“I’ve given all I can” are words we say in many situations to people in our life. It usually means you’ve tried everything, and like being in a maze you see no way out. You use these words not only when a relationship is hanging by a thread, but also for example when your children are drifting into doing things you know are not good for them.
When you’re in love, you sometimes overlook signs that your spouse/partner is straying. You know it’s happening, and you find yourself wondering “What am I doing wrong?” You question yourself over and over. You’re scared of the response so you don’t ask the question, you just try a little harder to be what you think will make that person happy. You start cooking dinner, washing clothes as soon as your spouse/partner drops them on the floor, you try to get sexual and get those sex toys out. You say I love you ten times a day instead of one. You try to be there by hanging onto every word coming out of their mouth. You plan date nights that sometimes find you alone. You’ve tried everything. Finally, you realize that enough is enough. You realize there’s no way to get around the hurt you know is coming. You finally say to the person, “I’ve given you all I have. I have nothing left. Nothing I do is good enough.” Once you say those words, there’s no taking them back. There’s nothing left to be said, only tears can show the hurt you feel inside. When the tears stop for a minute, you realize that you’re not comforted as a relationship partner but as more of a friend. You start to feel ashamed for letting yourself get to this point, but you love this person. What else can be done to save your relationship?
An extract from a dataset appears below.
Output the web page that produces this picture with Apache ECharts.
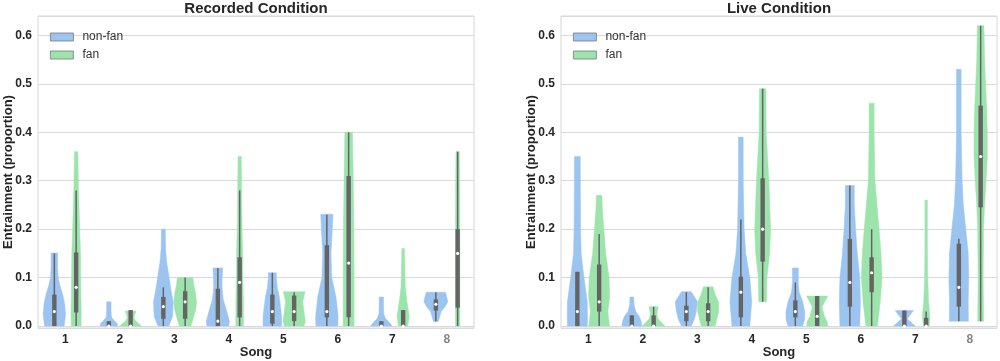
<!DOCTYPE html>
<html>
<head>
<meta charset="utf-8">
<script src="https://cdn.jsdelivr.net/npm/echarts@6/dist/echarts.min.js"></script>
<style>
  html, body { margin: 0; padding: 0; background: #fff; }
  #chart { width: 1000px; height: 361px; }
</style>
</head>
<body>
<div id="chart"></div>
<script>
// songs on the x axis
const songs = ["1", "2", "3", "4", "5", "6", "7", "8"];
const groups = ["non-fan", "fan"];

// violin outlines: [value, half width] from bottom to top, width 1 = full half-slot
const recNonFan = [
  [[0, 0.9], [0.024, 1.03], [0.045, 0.95], [0.065, 0.77], [0.085, 0.5], [0.1, 0.35], [0.12, 0.3], [0.151, 0.3]],
  [[0, 0.8], [0.006, 0.75], [0.012, 0.45], [0.018, 0.25], [0.03, 0.2], [0.05, 0.2]],
  [[0, 0.5], [0.02, 0.85], [0.05, 0.9], [0.075, 0.7], [0.1, 0.53], [0.13, 0.32], [0.16, 0.2], [0.2, 0.18]],
  [[0, 1.0], [0.01, 1.06], [0.03, 0.82], [0.055, 0.5], [0.08, 0.38], [0.1, 0.4], [0.12, 0.45]],
  [[0, 0.85], [0.02, 0.85], [0.04, 0.75], [0.06, 0.64], [0.08, 0.45], [0.1, 0.37], [0.11, 0.37]],
  [[0, 1.0], [0.02, 1.03], [0.06, 0.84], [0.1, 0.45], [0.15, 0.38], [0.2, 0.5], [0.231, 0.56]],
  [[0, 0.98], [0.006, 0.8], [0.015, 0.4], [0.025, 0.22], [0.04, 0.2], [0.06, 0.2]],
  [[0.009, 0.2], [0.015, 0.3], [0.03, 0.48], [0.04, 0.85], [0.05, 1.09], [0.06, 1.0], [0.07, 0.88]],
];
const recFan = [
  [[0, 0.45], [0.03, 0.47], [0.06, 0.44], [0.1, 0.42], [0.15, 0.4], [0.2, 0.32], [0.28, 0.22], [0.36, 0.15]],
  [[0, 1.0], [0.005, 0.75], [0.012, 0.4], [0.018, 0.3], [0.025, 0.4], [0.031, 0.5]],
  [[0, 0.53], [0.02, 0.8], [0.035, 0.98], [0.05, 1.04], [0.07, 0.94], [0.085, 0.8], [0.1, 0.71]],
  [[0, 0.35], [0.05, 0.35], [0.1, 0.3], [0.15, 0.28], [0.2, 0.22], [0.28, 0.18], [0.35, 0.15]],
  [[0, 0.9], [0.01, 1.03], [0.03, 0.9], [0.05, 0.79], [0.062, 0.9], [0.071, 1.0]],
  [[0, 0.5], [0.1, 0.5], [0.2, 0.48], [0.3, 0.42], [0.4, 0.35]],
  [[0, 0.43], [0.02, 0.56], [0.05, 0.35], [0.08, 0.2], [0.12, 0.15], [0.16, 0.12]],
  [[0, 0.2], [0.1, 0.2], [0.2, 0.2], [0.3, 0.18], [0.36, 0.15]],
];
const liveNonFan = [
  [[0, 0.91], [0.02, 0.93], [0.05, 0.91], [0.1, 0.61], [0.15, 0.35], [0.2, 0.3], [0.28, 0.28], [0.35, 0.27]],
  [[0, 0.91], [0.01, 0.85], [0.02, 0.68], [0.03, 0.35], [0.045, 0.2], [0.06, 0.18]],
  [[0, 0.45], [0.015, 0.75], [0.03, 0.91], [0.05, 1.02], [0.06, 0.75], [0.071, 0.45]],
  [[0, 0.82], [0.05, 1.0], [0.1, 0.82], [0.15, 0.45], [0.2, 0.3], [0.3, 0.22], [0.39, 0.21]],
  [[0, 0.68], [0.015, 0.86], [0.03, 0.86], [0.05, 0.68], [0.07, 0.35], [0.09, 0.27], [0.12, 0.27]],
  [[0, 0.91], [0.05, 0.97], [0.1, 0.91], [0.15, 0.68], [0.2, 0.53], [0.25, 0.41], [0.29, 0.41]],
  [[0, 1.0], [0.008, 0.6], [0.015, 0.27], [0.022, 0.5], [0.032, 0.84]],
  [[0.01, 0.88], [0.05, 0.86], [0.1, 0.91], [0.15, 0.86], [0.2, 0.64], [0.25, 0.41], [0.3, 0.3], [0.4, 0.21], [0.53, 0.21]],
];
const liveFan = [
  [[0, 0.95], [0.03, 0.8], [0.06, 0.97], [0.1, 0.91], [0.15, 0.6], [0.2, 0.43], [0.24, 0.3], [0.27, 0.25]],
  [[0, 1.03], [0.008, 0.7], [0.015, 0.4], [0.025, 0.3], [0.04, 0.41]],
  [[0, 0.64], [0.015, 0.8], [0.03, 0.97], [0.05, 0.95], [0.065, 0.65], [0.081, 0.43]],
  [[0.05, 0.36], [0.1, 0.39], [0.15, 0.64], [0.2, 0.73], [0.3, 0.57], [0.4, 0.32], [0.49, 0.3]],
  [[0, 0.97], [0.01, 0.91], [0.02, 0.66], [0.04, 0.45], [0.05, 0.7], [0.062, 0.97]],
  [[0, 0.53], [0.05, 0.79], [0.1, 0.95], [0.15, 0.86], [0.2, 0.68], [0.3, 0.3], [0.4, 0.23], [0.46, 0.23]],
  [[0, 0.27], [0.02, 0.34], [0.05, 0.23], [0.1, 0.14], [0.18, 0.11], [0.26, 0.11]],
  [[0.01, 0.27], [0.1, 0.23], [0.2, 0.27], [0.25, 0.36], [0.3, 0.5], [0.35, 0.61], [0.4, 0.61], [0.45, 0.55], [0.5, 0.45], [0.55, 0.36], [0.62, 0.3]],
];

// inner boxes: [whisker low, q1, median, q3, whisker high]
const recNonFanBox = [
  [0, 0, 0.03, 0.065, 0.15], [0, 0, 0, 0.01, 0.01], [0, 0.015, 0.04, 0.06, 0.08], [0, 0, 0.01, 0.077, 0.12],
  [0, 0.005, 0.03, 0.065, 0.11], [0, 0.018, 0.03, 0.167, 0.23], [0, 0, 0, 0.01, 0.01], [0.01, 0.032, 0.045, 0.055, 0.07],
];
const recFanBox = [
  [0, 0.028, 0.08, 0.152, 0.28], [0, 0, 0, 0.033, 0.033], [0, 0.015, 0.05, 0.072, 0.1], [0, 0.018, 0.09, 0.142, 0.28],
  [0, 0.01, 0.03, 0.063, 0.07], [0, 0.018, 0.13, 0.31, 0.4], [0, 0, 0, 0.033, 0.033], [0, 0.038, 0.15, 0.2, 0.36],
];
const liveNonFanBox = [
  [0, 0, 0.03, 0.112, 0.112], [0, 0, 0, 0.022, 0.022], [0, 0.01, 0.03, 0.042, 0.07], [0, 0.018, 0.07, 0.102, 0.22],
  [0, 0.018, 0.03, 0.053, 0.09], [0, 0.04, 0.09, 0.18, 0.29], [0, 0, 0, 0.032, 0.032], [0.01, 0.04, 0.08, 0.17, 0.18],
];
const liveFanBox = [
  [0, 0.03, 0.05, 0.127, 0.19], [0, 0, 0, 0.022, 0.04], [0, 0.01, 0.03, 0.047, 0.08], [0.05, 0.133, 0.2, 0.305, 0.49],
  [0, 0, 0.02, 0.062, 0.062], [0, 0.07, 0.11, 0.142, 0.2], [0, 0, 0, 0.017, 0.03], [0.01, 0.245, 0.35, 0.455, 0.62],
];

const BLUE = "#9cc4f1";
const GREEN = "#9ce4ac";
const BOXC = "#646464";
const FONT = "Liberation Sans";

function violin(name, axis, profiles, boxes, color, offset) {
  return {
    name,
    type: "custom",
    xAxisIndex: axis,
    yAxisIndex: axis,
    itemStyle: { color },
    clip: false,
    data: boxes.map((b, i) => [i, b[2]]),
    renderItem: (params, api) => {
      const i = params.dataIndex;
      const prof = profiles[i];
      const b = boxes[i];
      const band = api.size([1, 0])[0];
      const cx = api.coord([i, 0])[0] + offset * band;
      const py = (v) => api.coord([i, v])[1];
      const half = 0.2 * band;
      const right = prof.map((p) => [cx + p[1] * half, py(p[0])]);
      const left = prof.slice().reverse().map((p) => [cx - p[1] * half, py(p[0])]);
      return {
        type: "group",
        children: [
          { type: "polygon", shape: { points: right.concat(left) }, style: { fill: color, stroke: color, lineWidth: 0.5 } },
          { type: "line", shape: { x1: cx, y1: py(b[0]), x2: cx, y2: py(b[4]) }, style: { stroke: BOXC, lineWidth: 1.5 } },
          { type: "rect", shape: { x: cx - 2.2, y: py(b[3]), width: 4.4, height: Math.max(py(b[1]) - py(b[3]), 1) }, style: { fill: BOXC } },
          { type: "circle", shape: { cx, cy: py(b[2]), r: 1.6 }, style: { fill: "#fff" } },
        ],
      };
    },
  };
}

function xAxis(i) {
  return {
    type: "category",
    gridIndex: i,
    data: songs,
    name: "Song",
    nameLocation: "middle",
    nameGap: 18,
    nameMoveOverlap: false,
    nameTextStyle: { fontFamily: FONT, fontWeight: "bold", fontSize: 13, color: "#262626", verticalAlign: "top" },
    axisLine: { show: false },
    axisTick: { show: false },
    splitLine: { show: false },
    axisLabel: {
      margin: 6,
      fontFamily: FONT,
      fontWeight: "bold",
      fontSize: 12,
      color: "#262626",
      formatter: (v) => (v === "8" ? "{g|8}" : v),
      rich: { g: { color: "#858585", fontFamily: FONT, fontWeight: "bold", fontSize: 12 } },
    },
  };
}

function yAxis(i) {
  return {
    type: "value",
    gridIndex: i,
    min: -0.004,
    max: 0.64,
    splitNumber: 6,
    name: "Entrainment (proportion)",
    nameLocation: "middle",
    nameGap: 23,
    nameMoveOverlap: false,
    nameTextStyle: { fontFamily: FONT, fontWeight: "bold", fontSize: 13, color: "#262626" },
    axisLine: { show: false },
    axisTick: { show: false },
    splitLine: { lineStyle: { color: "#dadada", width: 1 } },
    axisLabel: {
      margin: 6,
      showMinLabel: false,
      showMaxLabel: false,
      fontFamily: FONT,
      fontWeight: "bold",
      fontSize: 12,
      color: "#262626",
      formatter: (v) => v.toFixed(1),
    },
  };
}

function legend(left) {
  return {
    left,
    top: 26,
    orient: "vertical",
    icon: "rect",
    itemWidth: 23,
    itemHeight: 8,
    itemGap: 6,
    data: groups,
    selectedMode: false,
    itemStyle: { borderColor: "#7a7a7a", borderWidth: 0.8 },
    textStyle: { fontFamily: FONT, fontSize: 12, color: "#333", padding: [0, 0, 0, 4] },
  };
}

const chart = echarts.init(document.getElementById("chart"), null, { renderer: "canvas" });
chart.setOption({
  animation: false,
  backgroundColor: "#fff",
  title: [
    { text: "Recorded Condition", left: 256, top: 1, padding: 0, textAlign: "center",
      textStyle: { fontFamily: FONT, fontWeight: "bold", fontSize: 15, color: "#262626" } },
    { text: "Live Condition", left: 779, top: 1, padding: 0, textAlign: "center",
      textStyle: { fontFamily: FONT, fontWeight: "bold", fontSize: 15, color: "#262626" } },
  ],
  legend: [legend(45), legend(568)],
  grid: [
    { left: 38, right: 526, top: 16, bottom: 33, outerBoundsMode: "none", containLabel: false,
      show: true, borderColor: "#d6d6d6", borderWidth: 1 },
    { left: 561, right: 3, top: 16, bottom: 33, outerBoundsMode: "none", containLabel: false,
      show: true, borderColor: "#d6d6d6", borderWidth: 1 },
  ],
  xAxis: [xAxis(0), xAxis(1)],
  yAxis: [yAxis(0), yAxis(1)],
  series: [
    violin("non-fan", 0, recNonFan, recNonFanBox, BLUE, -0.2),
    violin("fan", 0, recFan, recFanBox, GREEN, 0.2),
    violin("non-fan", 1, liveNonFan, liveNonFanBox, BLUE, -0.2),
    violin("fan", 1, liveFan, liveFanBox, GREEN, 0.2),
  ],
});
</script>
</body>
</html>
When you’ve given someone your love, time and energy and it’s not reciprocated there really is nothing left. You may try to ignore what’s happening in your relationship, but deep down you see it for what it really is. You may make excuses for your spouse/partner’s behavior, but you know the real story. It’s a matter of how long you’re willing to try to fool yourself into believing things will change if you just do a little more. No one wants to go through a breakup, especially when you feel that you’ve given all you can and you’ve reached deep down into your soul until you’re pulling nothing out. Your emotions start to harden, and you get mad because you’ve given so much, yet for that person it wasn’t enough. When the door to the relationship finally closes and you’re sitting in your lonely room alone with your tears, you go through so much mentally you feel that it’s never going to be right again. You wonder how you will go on, because that person was your everything. You cry a river of hurt.
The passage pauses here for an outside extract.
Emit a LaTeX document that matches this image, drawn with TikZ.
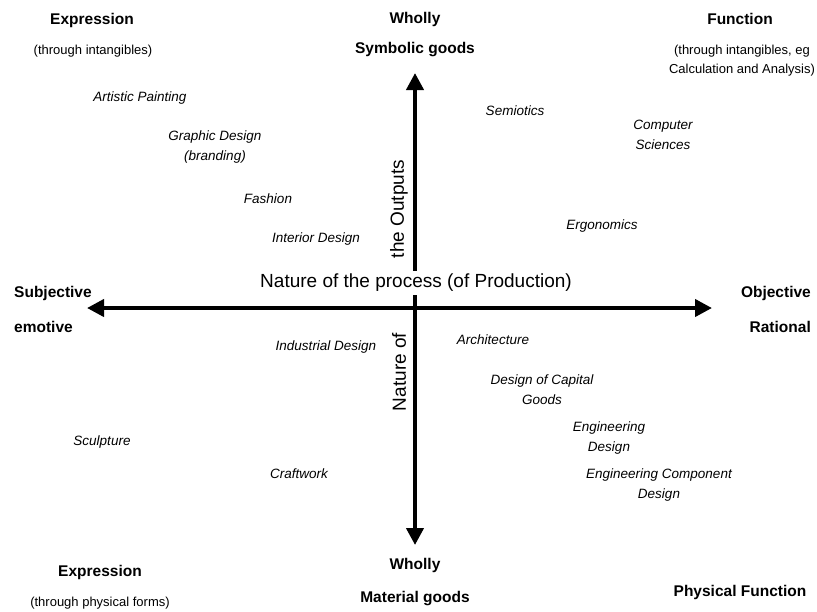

When you’ve given all you have to a person, the tears will stop flowing one day. It may not seem that way while you’re going through it, but it will get better. You learn that it’s okay to give a lot to another person, but maybe you should hold onto a little bit for yourself. Sometimes that’s easier said than done when your heart is involved. It’s your natural instinct when you’re in a relationship to give all you can. I mean, a real relationship, not one that hasn’t been tested against the elements of life. If you don’t give all you can to a relationship, is it really a relationship worth having even though you know in the back of your mind that sometimes no matter what you do it’s never enough
When you’ve given all, don’t let that one relationship keep you from taking another chance with someone else. You have to put it all out there with each relationship you get into because there’s no other way of knowing when that person willing to give you all he/she has comes along. Once you’ve been hurt by someone, just take things a little slower, don’t let “I love you” flow out of your mouth too quickly, and most importantly don’t drag your baggage from one relationship to another. Giving all you have does not ensure you get to keep that person if they want out of the relationship. You just have to keep trying to find that person who’s willing to also give you all they have.